Erroneous Application of Law to Proved Facts
While pure findings of fact are generally sacrosanct, if the courts below have drawn wrong inferences from proved facts by erroneously applying the law, this can constitute a substantial question of law warranting interference (Elumalai v. Hemavathy, 2009). This was also a consideration in Hero Vinoth (Minor) v. Seshammal (2006 SCC 5 545), where the Supreme Court found that lower courts had misinterpreted documentary evidence (a partition deed) leading to an erroneous conclusion about the nature of an easement.
Incorrect Burden of Proof
Wrongly casting the burden of proof can vitiate a finding of fact. If the lower courts have placed the onus on the wrong party, and this has materially affected the outcome, the High Court may interfere (Elumalai v. Hemavathy, 2009). The Supreme Court in Ragavendra Kumar v. Firm Prem Machinery & Co. (2000 SCC 1 679) dealt with a situation where the High Court interfered on the ground that the onus was wrongly placed, although the Supreme Court ultimately found the High Court's reappreciation of evidence to be erroneous in that specific case.
It is important to note that a mere possibility of an alternative view on the evidence is not a ground for interference.

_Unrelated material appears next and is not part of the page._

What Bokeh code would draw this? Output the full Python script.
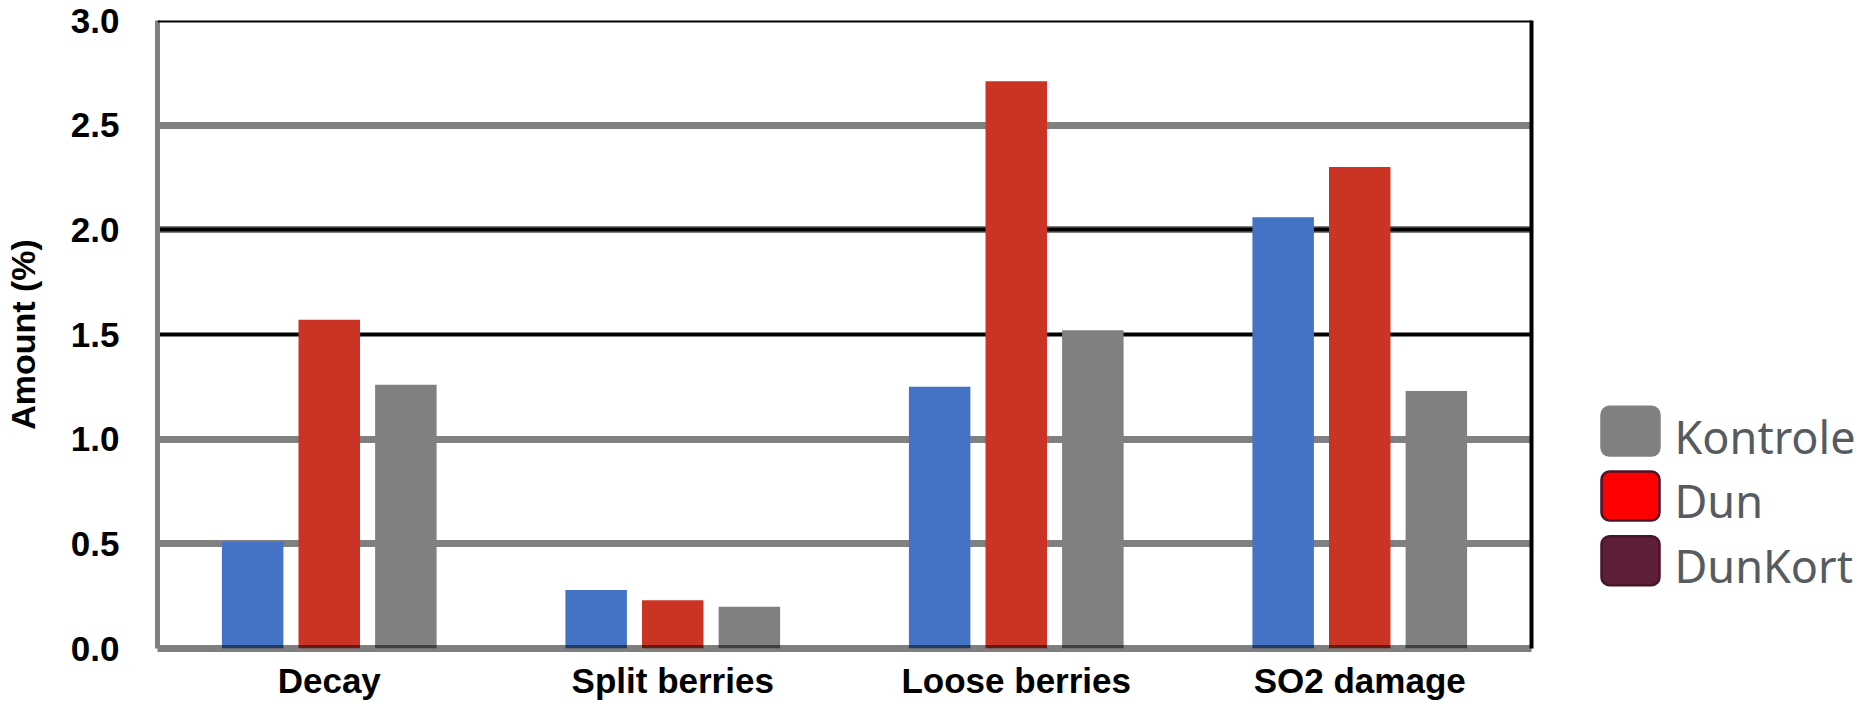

As observed in PRAGNA HARDIPSINH ZALA v. KRISHNAKUMAR VERISALJI JADEJA (Gujarat High Court, 2023), if two inferences are possible from a given set of circumstances, the one drawn by the lower appellate court is binding on the High Court in second appeal, unless it is found to be erroneous on established legal grounds.
The Role and Duty of the First Appellate Court
The robustness of a concurrent finding often depends on the diligence and thoroughness of the first appellate court. Being the final court of fact, the first appellate court has a duty to re-appreciate the entire evidence on record and come to its own independent conclusions. As highlighted in M.D Riazuddin Mia v. Sahidul Islam Choudhury And Ors. (Gauhati High Court, 2008), while reversing a finding of fact of the trial court, the appellate court must "come into close quarters with the reasoning assigned by the trial court and then assign its own reasons for arriving at a different finding." When the first appellate court diligently discharges this duty and affirms the trial court's findings, such concurrent findings carry significant weight.

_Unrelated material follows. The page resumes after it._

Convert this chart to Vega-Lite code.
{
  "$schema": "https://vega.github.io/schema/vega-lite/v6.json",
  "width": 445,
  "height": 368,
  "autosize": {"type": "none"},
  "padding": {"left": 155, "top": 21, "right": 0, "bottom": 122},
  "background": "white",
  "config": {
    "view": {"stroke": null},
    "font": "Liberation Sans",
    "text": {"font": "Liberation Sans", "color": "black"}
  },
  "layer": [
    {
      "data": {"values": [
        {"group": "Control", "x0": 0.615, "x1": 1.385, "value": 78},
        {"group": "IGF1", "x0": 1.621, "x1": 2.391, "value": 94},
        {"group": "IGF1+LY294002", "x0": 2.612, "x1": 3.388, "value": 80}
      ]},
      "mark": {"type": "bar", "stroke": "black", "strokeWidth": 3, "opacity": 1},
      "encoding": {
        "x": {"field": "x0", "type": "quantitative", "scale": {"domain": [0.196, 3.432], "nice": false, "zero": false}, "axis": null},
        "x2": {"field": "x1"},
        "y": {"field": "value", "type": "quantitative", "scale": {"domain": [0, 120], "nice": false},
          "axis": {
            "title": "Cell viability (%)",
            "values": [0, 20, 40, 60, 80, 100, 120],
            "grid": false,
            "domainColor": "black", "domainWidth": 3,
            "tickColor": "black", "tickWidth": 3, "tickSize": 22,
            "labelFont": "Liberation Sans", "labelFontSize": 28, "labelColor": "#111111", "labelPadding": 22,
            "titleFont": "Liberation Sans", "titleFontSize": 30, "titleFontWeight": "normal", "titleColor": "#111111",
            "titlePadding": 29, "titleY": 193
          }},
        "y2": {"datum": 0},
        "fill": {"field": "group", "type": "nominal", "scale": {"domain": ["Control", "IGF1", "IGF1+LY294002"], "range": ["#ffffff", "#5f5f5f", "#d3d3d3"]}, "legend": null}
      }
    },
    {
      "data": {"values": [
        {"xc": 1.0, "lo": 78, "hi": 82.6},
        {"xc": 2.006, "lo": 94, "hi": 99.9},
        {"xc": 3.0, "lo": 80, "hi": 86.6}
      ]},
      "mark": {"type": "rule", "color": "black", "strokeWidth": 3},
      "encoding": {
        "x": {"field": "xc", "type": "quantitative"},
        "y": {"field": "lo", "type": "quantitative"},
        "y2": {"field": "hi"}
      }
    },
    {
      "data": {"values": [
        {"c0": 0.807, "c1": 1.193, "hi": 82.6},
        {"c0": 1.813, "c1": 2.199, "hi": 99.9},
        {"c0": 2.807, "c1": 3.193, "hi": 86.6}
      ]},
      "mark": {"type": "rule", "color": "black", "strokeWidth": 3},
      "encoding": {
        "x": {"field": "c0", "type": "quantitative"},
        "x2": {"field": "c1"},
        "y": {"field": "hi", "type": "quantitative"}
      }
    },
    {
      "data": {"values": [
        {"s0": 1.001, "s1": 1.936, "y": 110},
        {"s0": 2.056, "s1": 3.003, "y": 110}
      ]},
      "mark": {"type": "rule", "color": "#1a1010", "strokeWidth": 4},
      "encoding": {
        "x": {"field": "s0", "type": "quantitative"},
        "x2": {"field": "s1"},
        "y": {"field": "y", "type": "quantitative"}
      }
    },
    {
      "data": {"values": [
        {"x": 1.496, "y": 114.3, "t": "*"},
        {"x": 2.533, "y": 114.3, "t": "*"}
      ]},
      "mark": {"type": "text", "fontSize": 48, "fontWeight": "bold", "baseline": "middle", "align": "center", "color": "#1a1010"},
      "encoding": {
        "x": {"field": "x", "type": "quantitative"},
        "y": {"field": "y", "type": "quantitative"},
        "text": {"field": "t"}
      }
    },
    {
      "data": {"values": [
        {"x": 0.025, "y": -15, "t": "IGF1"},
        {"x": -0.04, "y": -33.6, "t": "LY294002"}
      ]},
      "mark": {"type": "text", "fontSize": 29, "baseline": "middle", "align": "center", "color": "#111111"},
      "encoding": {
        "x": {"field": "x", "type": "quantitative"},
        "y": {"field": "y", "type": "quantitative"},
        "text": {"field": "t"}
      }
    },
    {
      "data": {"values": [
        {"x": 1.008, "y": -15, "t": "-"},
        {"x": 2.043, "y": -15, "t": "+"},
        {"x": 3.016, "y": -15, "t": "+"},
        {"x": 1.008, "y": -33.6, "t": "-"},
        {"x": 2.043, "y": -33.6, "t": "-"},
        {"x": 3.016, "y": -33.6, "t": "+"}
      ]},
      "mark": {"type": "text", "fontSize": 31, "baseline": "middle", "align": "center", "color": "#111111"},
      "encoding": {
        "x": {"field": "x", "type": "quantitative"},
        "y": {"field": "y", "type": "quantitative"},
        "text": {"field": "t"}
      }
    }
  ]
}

Cases like Dudh Nath Pandey (Dead) By Lrs. v. Suresh Chandra Bhattasali (Dead) By Lrs. (1986 SCC 3 360) illustrate situations where the High Court was found to have erred in overturning a finding of the first appellate court (which itself had reversed the trial court after remand), emphasizing that such findings of fact should not be lightly disturbed in a second appeal. Conversely, in State Of Haryana And Others v. Khalsa Motors Ltd. And Others (1990 SCC 4 659), the Supreme Court found the High Court erred in reversing a concurrent finding based on insufficient or improperly considered evidence from another proceeding.
Conclusion
The law governing interference with concurrent findings of fact in second appeals under Section 100 of the CPC is well-settled. The legislative intent and judicial pronouncements lean heavily towards respecting the finality of such findings. The High Court's jurisdiction in a second appeal is not to act as a third trial court or to re-evaluate evidence merely because a different view is possible. Its intervention is restricted to cases involving a substantial question of law and, in the context of concurrent findings, to situations where such findings are vitiated by perversity, lack of evidence, misreading of crucial evidence, contravention of law, or other judicially recognized exceptions.

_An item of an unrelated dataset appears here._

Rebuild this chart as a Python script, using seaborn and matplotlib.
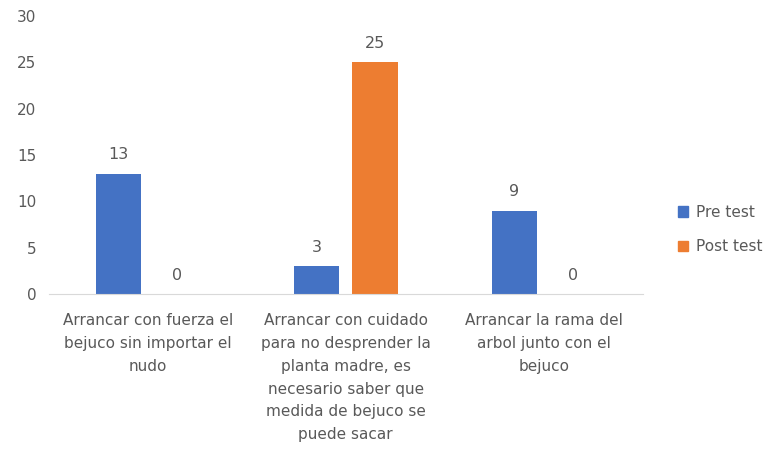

The principles laid down in landmark cases such as Santosh Hazari, Kondiba Dagadu Kadam, and more recently Shiv Dayal, provide a clear framework. This framework seeks to ensure that while the appellate process is available to correct significant legal errors and prevent manifest injustice, it does not become a tool for unduly prolonging litigation or unsettling factual determinations that have been affirmed through two tiers of judicial scrutiny. The careful application of these principles by the High Courts is essential for maintaining the integrity and efficiency of the civil justice system in India.